_What the task requires_. Reproduce the data in its entirety, exactly as supplied.
[start Data section]
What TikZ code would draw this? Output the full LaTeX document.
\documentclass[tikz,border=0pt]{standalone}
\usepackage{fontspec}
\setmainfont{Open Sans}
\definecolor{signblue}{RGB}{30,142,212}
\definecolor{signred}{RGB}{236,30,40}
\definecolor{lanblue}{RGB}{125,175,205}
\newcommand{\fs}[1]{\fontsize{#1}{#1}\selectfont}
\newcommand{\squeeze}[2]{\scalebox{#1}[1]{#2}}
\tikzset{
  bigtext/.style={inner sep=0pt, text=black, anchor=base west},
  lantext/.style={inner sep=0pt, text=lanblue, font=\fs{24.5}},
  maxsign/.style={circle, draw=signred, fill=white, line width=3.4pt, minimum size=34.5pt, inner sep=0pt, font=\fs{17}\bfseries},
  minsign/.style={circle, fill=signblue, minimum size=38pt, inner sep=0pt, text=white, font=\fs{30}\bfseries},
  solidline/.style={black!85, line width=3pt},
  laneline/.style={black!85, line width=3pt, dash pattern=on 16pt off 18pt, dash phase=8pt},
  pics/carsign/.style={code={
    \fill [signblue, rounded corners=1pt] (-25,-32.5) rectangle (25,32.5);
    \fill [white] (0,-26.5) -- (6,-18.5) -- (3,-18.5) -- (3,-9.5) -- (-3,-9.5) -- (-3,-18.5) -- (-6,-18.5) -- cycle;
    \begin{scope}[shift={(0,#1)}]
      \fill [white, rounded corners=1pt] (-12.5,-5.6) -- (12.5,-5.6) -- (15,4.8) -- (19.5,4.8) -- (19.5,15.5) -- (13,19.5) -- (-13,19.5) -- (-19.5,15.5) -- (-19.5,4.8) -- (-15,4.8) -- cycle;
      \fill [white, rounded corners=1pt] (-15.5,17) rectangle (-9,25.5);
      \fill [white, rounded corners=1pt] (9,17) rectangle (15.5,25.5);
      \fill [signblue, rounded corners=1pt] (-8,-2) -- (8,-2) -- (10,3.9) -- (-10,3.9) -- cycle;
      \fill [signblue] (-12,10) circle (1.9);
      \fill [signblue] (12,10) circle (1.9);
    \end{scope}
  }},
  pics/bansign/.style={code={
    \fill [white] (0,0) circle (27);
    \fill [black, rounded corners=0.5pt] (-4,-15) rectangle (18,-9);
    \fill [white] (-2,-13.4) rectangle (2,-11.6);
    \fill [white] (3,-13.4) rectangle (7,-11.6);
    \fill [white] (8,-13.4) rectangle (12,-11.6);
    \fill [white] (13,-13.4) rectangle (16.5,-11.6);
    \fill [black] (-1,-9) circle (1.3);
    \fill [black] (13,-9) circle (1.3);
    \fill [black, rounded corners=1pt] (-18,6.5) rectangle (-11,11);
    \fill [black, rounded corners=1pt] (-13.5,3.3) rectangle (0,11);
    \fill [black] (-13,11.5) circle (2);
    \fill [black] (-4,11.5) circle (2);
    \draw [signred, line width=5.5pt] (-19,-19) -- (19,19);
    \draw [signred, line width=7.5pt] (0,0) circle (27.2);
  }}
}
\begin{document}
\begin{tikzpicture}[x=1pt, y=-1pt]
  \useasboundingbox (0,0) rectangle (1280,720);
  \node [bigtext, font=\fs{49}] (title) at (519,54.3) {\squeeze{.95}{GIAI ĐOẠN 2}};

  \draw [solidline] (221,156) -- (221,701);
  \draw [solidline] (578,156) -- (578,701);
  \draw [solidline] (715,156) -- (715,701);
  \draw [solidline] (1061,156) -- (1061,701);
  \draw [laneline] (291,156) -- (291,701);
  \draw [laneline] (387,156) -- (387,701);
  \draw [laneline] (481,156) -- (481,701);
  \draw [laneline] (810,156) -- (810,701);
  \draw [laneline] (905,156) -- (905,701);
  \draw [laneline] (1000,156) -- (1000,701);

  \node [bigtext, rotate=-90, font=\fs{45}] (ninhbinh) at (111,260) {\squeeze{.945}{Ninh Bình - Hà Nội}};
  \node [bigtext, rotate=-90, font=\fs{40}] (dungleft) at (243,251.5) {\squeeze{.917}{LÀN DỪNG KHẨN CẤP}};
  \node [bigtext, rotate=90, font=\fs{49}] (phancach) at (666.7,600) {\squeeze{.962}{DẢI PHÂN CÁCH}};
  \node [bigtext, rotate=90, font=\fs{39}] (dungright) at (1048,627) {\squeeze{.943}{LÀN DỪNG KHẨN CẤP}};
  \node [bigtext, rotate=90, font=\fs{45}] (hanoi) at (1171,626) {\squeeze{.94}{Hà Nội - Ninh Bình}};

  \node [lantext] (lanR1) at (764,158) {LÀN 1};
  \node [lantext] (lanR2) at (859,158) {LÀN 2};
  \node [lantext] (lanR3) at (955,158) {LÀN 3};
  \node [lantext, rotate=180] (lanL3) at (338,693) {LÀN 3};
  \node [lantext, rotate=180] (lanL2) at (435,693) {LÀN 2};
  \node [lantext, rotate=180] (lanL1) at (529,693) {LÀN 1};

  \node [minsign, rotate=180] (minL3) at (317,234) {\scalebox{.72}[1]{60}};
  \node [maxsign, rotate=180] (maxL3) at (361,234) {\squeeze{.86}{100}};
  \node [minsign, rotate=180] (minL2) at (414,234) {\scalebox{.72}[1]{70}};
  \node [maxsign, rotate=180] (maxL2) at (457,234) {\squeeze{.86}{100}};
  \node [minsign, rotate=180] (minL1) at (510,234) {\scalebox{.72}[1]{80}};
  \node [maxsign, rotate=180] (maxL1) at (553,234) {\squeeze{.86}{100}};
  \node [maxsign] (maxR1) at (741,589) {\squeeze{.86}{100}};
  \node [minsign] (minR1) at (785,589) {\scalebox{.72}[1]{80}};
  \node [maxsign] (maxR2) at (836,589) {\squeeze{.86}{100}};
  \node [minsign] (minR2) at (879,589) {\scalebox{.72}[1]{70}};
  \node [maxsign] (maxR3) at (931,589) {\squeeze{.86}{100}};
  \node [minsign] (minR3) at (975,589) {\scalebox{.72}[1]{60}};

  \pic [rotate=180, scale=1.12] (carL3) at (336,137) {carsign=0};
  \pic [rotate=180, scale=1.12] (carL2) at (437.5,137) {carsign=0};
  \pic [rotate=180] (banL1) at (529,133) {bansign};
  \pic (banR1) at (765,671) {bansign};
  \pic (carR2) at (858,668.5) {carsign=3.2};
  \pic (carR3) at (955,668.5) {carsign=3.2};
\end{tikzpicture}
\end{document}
[end Data section]
_Exercise solution_.
What TikZ code would draw this? Output the full LaTeX document.
\documentclass[tikz,border=0pt]{standalone}
\usepackage{fontspec}
\setmainfont{Open Sans}
\definecolor{signblue}{RGB}{30,142,212}
\definecolor{signred}{RGB}{236,30,40}
\definecolor{lanblue}{RGB}{125,175,205}
\newcommand{\fs}[1]{\fontsize{#1}{#1}\selectfont}
\newcommand{\squeeze}[2]{\scalebox{#1}[1]{#2}}
\tikzset{
  bigtext/.style={inner sep=0pt, text=black, anchor=base west},
  lantext/.style={inner sep=0pt, text=lanblue, font=\fs{24.5}},
  maxsign/.style={circle, draw=signred, fill=white, line width=3.4pt, minimum size=34.5pt, inner sep=0pt, font=\fs{17}\bfseries},
  minsign/.style={circle, fill=signblue, minimum size=38pt, inner sep=0pt, text=white, font=\fs{30}\bfseries},
  solidline/.style={black!85, line width=3pt},
  laneline/.style={black!85, line width=3pt, dash pattern=on 16pt off 18pt, dash phase=8pt},
  pics/carsign/.style={code={
    \fill [signblue, rounded corners=1pt] (-25,-32.5) rectangle (25,32.5);
    \fill [white] (0,-26.5) -- (6,-18.5) -- (3,-18.5) -- (3,-9.5) -- (-3,-9.5) -- (-3,-18.5) -- (-6,-18.5) -- cycle;
    \begin{scope}[shift={(0,#1)}]
      \fill [white, rounded corners=1pt] (-12.5,-5.6) -- (12.5,-5.6) -- (15,4.8) -- (19.5,4.8) -- (19.5,15.5) -- (13,19.5) -- (-13,19.5) -- (-19.5,15.5) -- (-19.5,4.8) -- (-15,4.8) -- cycle;
      \fill [white, rounded corners=1pt] (-15.5,17) rectangle (-9,25.5);
      \fill [white, rounded corners=1pt] (9,17) rectangle (15.5,25.5);
      \fill [signblue, rounded corners=1pt] (-8,-2) -- (8,-2) -- (10,3.9) -- (-10,3.9) -- cycle;
      \fill [signblue] (-12,10) circle (1.9);
      \fill [signblue] (12,10) circle (1.9);
    \end{scope}
  }},
  pics/bansign/.style={code={
    \fill [white] (0,0) circle (27);
    \fill [black, rounded corners=0.5pt] (-4,-15) rectangle (18,-9);
    \fill [white] (-2,-13.4) rectangle (2,-11.6);
    \fill [white] (3,-13.4) rectangle (7,-11.6);
    \fill [white] (8,-13.4) rectangle (12,-11.6);
    \fill [white] (13,-13.4) rectangle (16.5,-11.6);
    \fill [black] (-1,-9) circle (1.3);
    \fill [black] (13,-9) circle (1.3);
    \fill [black, rounded corners=1pt] (-18,6.5) rectangle (-11,11);
    \fill [black, rounded corners=1pt] (-13.5,3.3) rectangle (0,11);
    \fill [black] (-13,11.5) circle (2);
    \fill [black] (-4,11.5) circle (2);
    \draw [signred, line width=5.5pt] (-19,-19) -- (19,19);
    \draw [signred, line width=7.5pt] (0,0) circle (27.2);
  }}
}
\begin{document}
\begin{tikzpicture}[x=1pt, y=-1pt]
  \useasboundingbox (0,0) rectangle (1280,720);
  \node [bigtext, font=\fs{49}] (title) at (519,54.3) {\squeeze{.95}{GIAI ĐOẠN 2}};

  \draw [solidline] (221,156) -- (221,701);
  \draw [solidline] (578,156) -- (578,701);
  \draw [solidline] (715,156) -- (715,701);
  \draw [solidline] (1061,156) -- (1061,701);
  \draw [laneline] (291,156) -- (291,701);
  \draw [laneline] (387,156) -- (387,701);
  \draw [laneline] (481,156) -- (481,701);
  \draw [laneline] (810,156) -- (810,701);
  \draw [laneline] (905,156) -- (905,701);
  \draw [laneline] (1000,156) -- (1000,701);

  \node [bigtext, rotate=-90, font=\fs{45}] (ninhbinh) at (111,260) {\squeeze{.945}{Ninh Bình - Hà Nội}};
  \node [bigtext, rotate=-90, font=\fs{40}] (dungleft) at (243,251.5) {\squeeze{.917}{LÀN DỪNG KHẨN CẤP}};
  \node [bigtext, rotate=90, font=\fs{49}] (phancach) at (666.7,600) {\squeeze{.962}{DẢI PHÂN CÁCH}};
  \node [bigtext, rotate=90, font=\fs{39}] (dungright) at (1048,627) {\squeeze{.943}{LÀN DỪNG KHẨN CẤP}};
  \node [bigtext, rotate=90, font=\fs{45}] (hanoi) at (1171,626) {\squeeze{.94}{Hà Nội - Ninh Bình}};

  \node [lantext] (lanR1) at (764,158) {LÀN 1};
  \node [lantext] (lanR2) at (859,158) {LÀN 2};
  \node [lantext] (lanR3) at (955,158) {LÀN 3};
  \node [lantext, rotate=180] (lanL3) at (338,693) {LÀN 3};
  \node [lantext, rotate=180] (lanL2) at (435,693) {LÀN 2};
  \node [lantext, rotate=180] (lanL1) at (529,693) {LÀN 1};

  \node [minsign, rotate=180] (minL3) at (317,234) {\scalebox{.72}[1]{60}};
  \node [maxsign, rotate=180] (maxL3) at (361,234) {\squeeze{.86}{100}};
  \node [minsign, rotate=180] (minL2) at (414,234) {\scalebox{.72}[1]{70}};
  \node [maxsign, rotate=180] (maxL2) at (457,234) {\squeeze{.86}{100}};
  \node [minsign, rotate=180] (minL1) at (510,234) {\scalebox{.72}[1]{80}};
  \node [maxsign, rotate=180] (maxL1) at (553,234) {\squeeze{.86}{100}};
  \node [maxsign] (maxR1) at (741,589) {\squeeze{.86}{100}};
  \node [minsign] (minR1) at (785,589) {\scalebox{.72}[1]{80}};
  \node [maxsign] (maxR2) at (836,589) {\squeeze{.86}{100}};
  \node [minsign] (minR2) at (879,589) {\scalebox{.72}[1]{70}};
  \node [maxsign] (maxR3) at (931,589) {\squeeze{.86}{100}};
  \node [minsign] (minR3) at (975,589) {\scalebox{.72}[1]{60}};

  \pic [rotate=180, scale=1.12] (carL3) at (336,137) {carsign=0};
  \pic [rotate=180, scale=1.12] (carL2) at (437.5,137) {carsign=0};
  \pic [rotate=180] (banL1) at (529,133) {bansign};
  \pic (banR1) at (765,671) {bansign};
  \pic (carR2) at (858,668.5) {carsign=3.2};
  \pic (carR3) at (955,668.5) {carsign=3.2};
\end{tikzpicture}
\end{document}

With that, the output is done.